In order to become the Magellan of your outdoor crew, you need to first understand the difference between true north and magnetic north and learn how to adjust your compass accordingly.
True north is what is shown on the grid of a map and aligns with the earth's axis points. Magnetic north is what is shown on a compass and aligns with the earth's magnetic fields.
Some maps include magnetic north along with true north, but it's important to note that since the earth's magnetic field is always changing, magnetic north changes over time. For this reason, we recommend using a trusted, up-to-date source to find magnetic declination, such as the National Oceanic and Atmospheric Administration (NOAA).
What is magnetic declination?
Magnetic declination is the difference between true north and magnetic north based on your location. Adjusting for magnetic declination is simply taking into account how far off magnetic north is from true north, and making an adjustment by either using mental math or setting your compass accordingly. This adjustment will ensure you are traveling in the right direction (and not getting hopelessly lost).
So how do you adjust for magnetic declination? Don't let this complex-sounding term throw you off; it's relatively simple.
Setting Declination for an Adjustable Compass
Adjustable compasses with adjustment screws are your best bet when it comes to magnetic declination. Just set it and forget it! Here's how:
Step 1: Using a trusted source online (like NOAA), find your local declination by entering the coordinates of where you plan to travel. This will show you how many degrees separate true north from magnetic north in your area.
Step 2: Flip the compass over and find the the adjustment screw on the back of the compass.
Step 3: Insert the key that comes with your compass into the adjustment screw and twist the key until the declination line at the bottom of the compass (the static line/box below the orienting arrow box) aligns with the declination you just learned. For example, if your magnetic north is 8 degrees east of true north, twist the screw until the declination line aligns with 8 degrees east.
That's it! Your compass is now set for this area. Continue navigating as you normally would. You will need to reset the adjustment screw according to local declination for each new area you explore.

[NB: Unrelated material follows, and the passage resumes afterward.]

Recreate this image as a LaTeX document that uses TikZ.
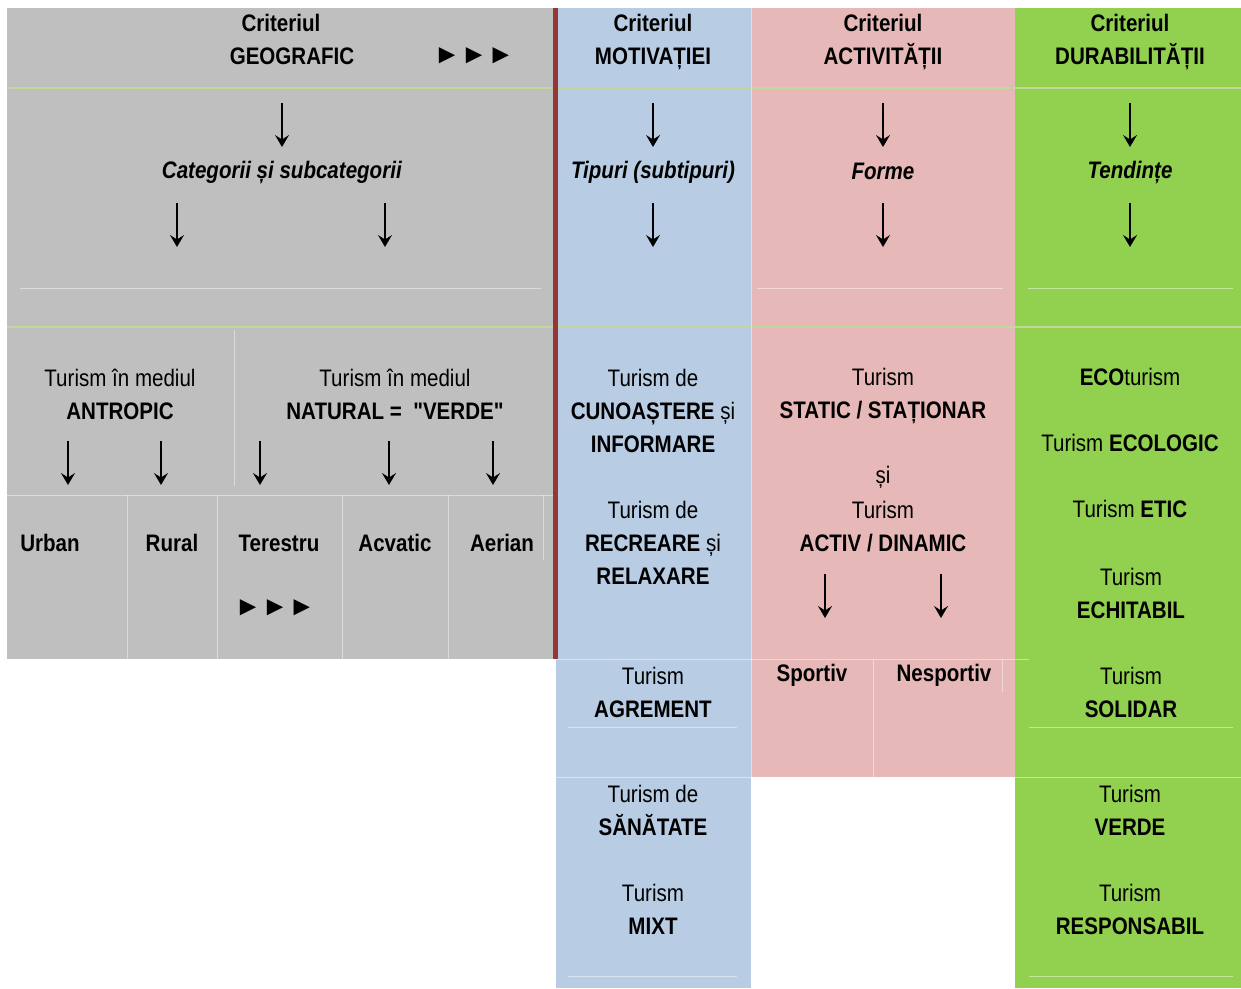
\documentclass[tikz,border=0pt]{standalone}
\usepackage{fontspec}
\setmainfont{Liberation Sans}[FakeStretch=0.86]
\newfontfamily\symfont{Liberation Sans}
\usepackage{xcolor}
\usetikzlibrary{arrows.meta,positioning}
\definecolor{geogray}{RGB}{191,191,191}
\definecolor{motblue}{RGB}{184,204,228}
\definecolor{actpink}{RGB}{230,184,183}
\definecolor{durgreen}{RGB}{146,208,80}
\definecolor{barred}{RGB}{149,55,53}
\definecolor{sepgreen}{RGB}{196,215,155}

\begin{document}
\begin{tikzpicture}[x=0.02cm,y=-0.02cm,
  lbl/.style={align=center,inner sep=0pt,font=\fontsize{13.6}{18.8}\selectfont},
  tri/.style={inner sep=0pt,font=\symfont\fontsize{15.5}{18}\selectfont},
  dn/.style={line width=0.9pt,-{Stealth[length=2.4mm,width=2.8mm,inset=0.9mm]}},
  sep/.style={draw=sepgreen,line width=1.5pt},
  faint/.style={draw=white,opacity=0.45,line width=0.5pt}]
\useasboundingbox (0,0) rectangle (1241,988);
% Columns
\fill[geogray] (7,8) rectangle (553,659); % geografic
\fill[motblue] (556,8) rectangle (751,988); % motivatiei
\fill[actpink] (751,8) rectangle (1015,777); % activitatii
\fill[durgreen] (1015,8) rectangle (1241,988); % durabilitatii
% Separators
\draw[sep] (7,88) -- (1241,88);
\draw[sep] (7,327) -- (1241,327);
\fill[barred] (553,8) rectangle (558,659); % vertical bar
% Faint cell lines
\draw[faint] (20,288) -- (541,288);
\draw[faint] (757,288) -- (1003,288);
\draw[faint] (1028,288) -- (1233,288);
\draw[faint] (234,330) -- (234,486);
\draw[faint] (7,495) -- (553,495);
\foreach \x in {127,217,342,448} \draw[faint] (\x,495) -- (\x,659);
\draw[faint] (543,495) -- (543,560);
\draw[faint] (751,8) -- (751,777);
\draw[faint] (556,659) -- (1029,659);
\draw[faint] (873,659) -- (873,777);
\draw[faint] (1002,659) -- (1002,692);
\draw[faint] (568,727) -- (737,727);
\draw[faint] (1029,727) -- (1233,727);
\draw[faint] (556,777) -- (751,777);
\draw[faint] (1015,777) -- (1241,777);
\draw[faint] (568,976) -- (737,976);
\draw[faint] (1029,976) -- (1233,976);
% Arrows
\foreach \n/\x/\y in {1/282/103,2/653/103,3/883/103,4/1130/103,
    5/177/203,6/385/203,7/653/203,8/883/203,9/1130/203,
    10/68/441,11/161/441,12/260/441,13/389/441,14/493/441,
    15/825/574,16/941/574}{
  \coordinate (a\n t) at (\x,\y);
  \coordinate (a\n b) at (\x,\y+44);
  \draw[dn] (a\n t) -- (a\n b);
}
% Headers
\node[lbl] (crgeo) at (281,23) {\textbf{Criteriul}};
\node[lbl] (geo) at (292,56) {\textbf{GEOGRAFIC}};
\node[tri] (geoarr) at (474,56) {►►►};
\node[lbl] (mot) at (653,42) {\textbf{Criteriul}\\\textbf{MOTIVAȚIEI}};
\node[lbl] (act) at (883,42) {\textbf{Criteriul}\\\textbf{ACTIVITĂȚII}};
\node[lbl] (dur) at (1130,42) {\textbf{Criteriul}\\\textbf{DURABILITĂȚII}};
% Subheaders
\node[lbl] (cat) at (282,172) {\textbf{\itshape Categorii și subcategorii}};
\node[lbl] (tip) at (653,172) {\textbf{\itshape Tipuri (subtipuri)}};
\node[lbl] (forme) at (883,171) {\textbf{\itshape Forme}};
\node[lbl] (tend) at (1130,172) {\textbf{\itshape Tendințe}};
% Geografic
\node[lbl] (antr) at (120,394) {Turism în mediul\\\textbf{ANTROPIC}};
\node[lbl] (nat) at (395,394) {Turism în mediul\\\textbf{NATURAL =~~{\addfontfeature{Ligatures=TeXOff}"VERDE"}}};
\node[lbl] (urban) at (50,543) {\textbf{Urban}};
\node[lbl] (rural) at (172,543) {\textbf{Rural}};
\node[lbl] (terestru) at (279,543) {\textbf{Terestru}};
\node[lbl] (acvatic) at (395,543) {\textbf{Acvatic}};
\node[lbl] (aerian) at (502,543) {\textbf{Aerian}};
\node[tri] (terarr) at (275,608) {►►►};
% Motivatiei
\node[lbl] (cun) at (653,411) {Turism de\\\textbf{CUNOAȘTERE} și\\\textbf{INFORMARE}};
\node[lbl] (recr) at (653,543) {Turism de\\\textbf{RECREARE} și\\\textbf{RELAXARE}};
\node[lbl] (agr) at (653,692) {Turism\\\textbf{AGREMENT}};
\node[lbl] (san) at (653,810) {Turism de\\\textbf{SĂNĂTATE}};
\node[lbl] (mixt) at (653,909) {Turism\\\textbf{MIXT}};
% Activitatii
\node[lbl] (stat) at (883,396) {Turism\\\textbf{STATIC / STAȚIONAR}};
\node[lbl] (si) at (883,477) {și};
\node[lbl] (activ) at (883,527) {Turism\\\textbf{ACTIV / DINAMIC}};
\node[lbl] (sport) at (812,675) {\textbf{Sportiv}};
\node[lbl] (nesport) at (944,675) {\textbf{Nesportiv}};
% Durabilitatii
\node[lbl] (eco) at (1130,377) {\textbf{ECO}turism};
\node[lbl] (ecol) at (1130,443) {Turism \textbf{ECOLOGIC}};
\node[lbl] (etic) at (1130,509) {Turism \textbf{ETIC}};
\node[lbl] (echit) at (1131,593) {Turism\\\textbf{ECHITABIL}};
\node[lbl] (solid) at (1131,692) {Turism\\\textbf{SOLIDAR}};
\node[lbl] (verde) at (1130,810) {Turism\\\textbf{VERDE}};
\node[lbl] (resp) at (1130,909) {Turism\\\textbf{RESPONSABIL}};
\end{tikzpicture}
\end{document}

Setting Declination for a Digital Compass
Adjusting for magnetic declination on a digital compass, such as a digital watch, is another easy way to get moving in the right direction. Adjusting for magnetic declination is dependent on the watch. Follow instructions from the watch's manufacturer to properly adjust your compass watch for magnetic declination.

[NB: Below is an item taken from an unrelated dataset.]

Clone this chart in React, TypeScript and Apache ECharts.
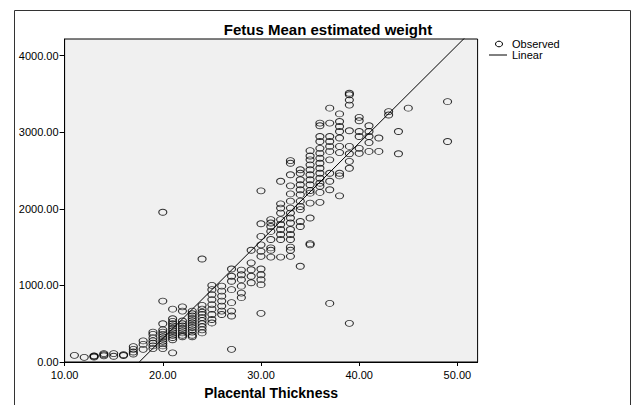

Compass apps can also be downloaded onto your smartphone, whether you are an Apple or Android user. Both the Apple and Android apps allow you to easily add coordinates and toggle between true north and magnetic north, which is a huge bonus. The downside? The accuracy of these smart phone compasses is yet to be determined. Some users have noticed differences in calibration between their phone and compass, and even between several phones in the same location.
Setting Declination for a Fixed Compass
You can account for magnetic declination in non-adjustable compasses by using mental math. Instead of using a declination screw to adjust your compass, you will need to add or subtract the variance along the route and adjust your compass's bezel (the adjustable face with a directional scale) along the way.

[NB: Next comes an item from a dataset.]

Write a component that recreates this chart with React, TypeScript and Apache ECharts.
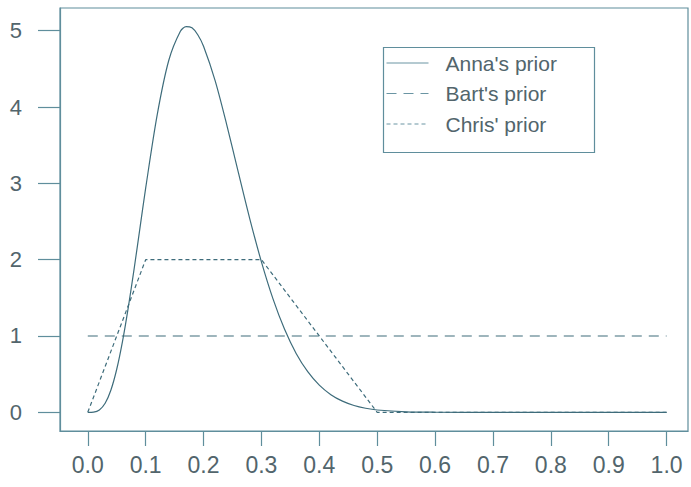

Step 1: Using a trusted source online (like NOAA), find your local declination by entering the coordinates of where you plan to travel.
Step 2: Place the compass on the map between your starting point and your destination.
Step 3: Turn the bezel until the orienting lines are parallel with the meridian lines on the map, with N pointing north.
Step 4: Look at your bearings (the numbers on the directional scale of the bezel) and add or subtract the number of degrees necessary to compensate for magnetic declination. Adjust your bezel so it's aligned with your new bearing that accounts for magnetic declination.
Step 5: Hold the compass at waist height and turn your body so that the arrow is aligned in the orienting arrow box.
If you are using this method, you will need to adjust for magnetic declination each time you use your compass to orient yourself. Because of this, there's more room for error, which translates to a greater chance of you getting lost. We highly recommend using a compass with a declination screw for the best chance of navigating safely.
Note: If you couldn't follow the above process because your compass does not have an adjustable bezel, do not use that compass for navigational purposes.
Now that you understand what magnetic declination is and how to adjust for it on your compass, you are well on your way to being a navigation pro in the backcountry.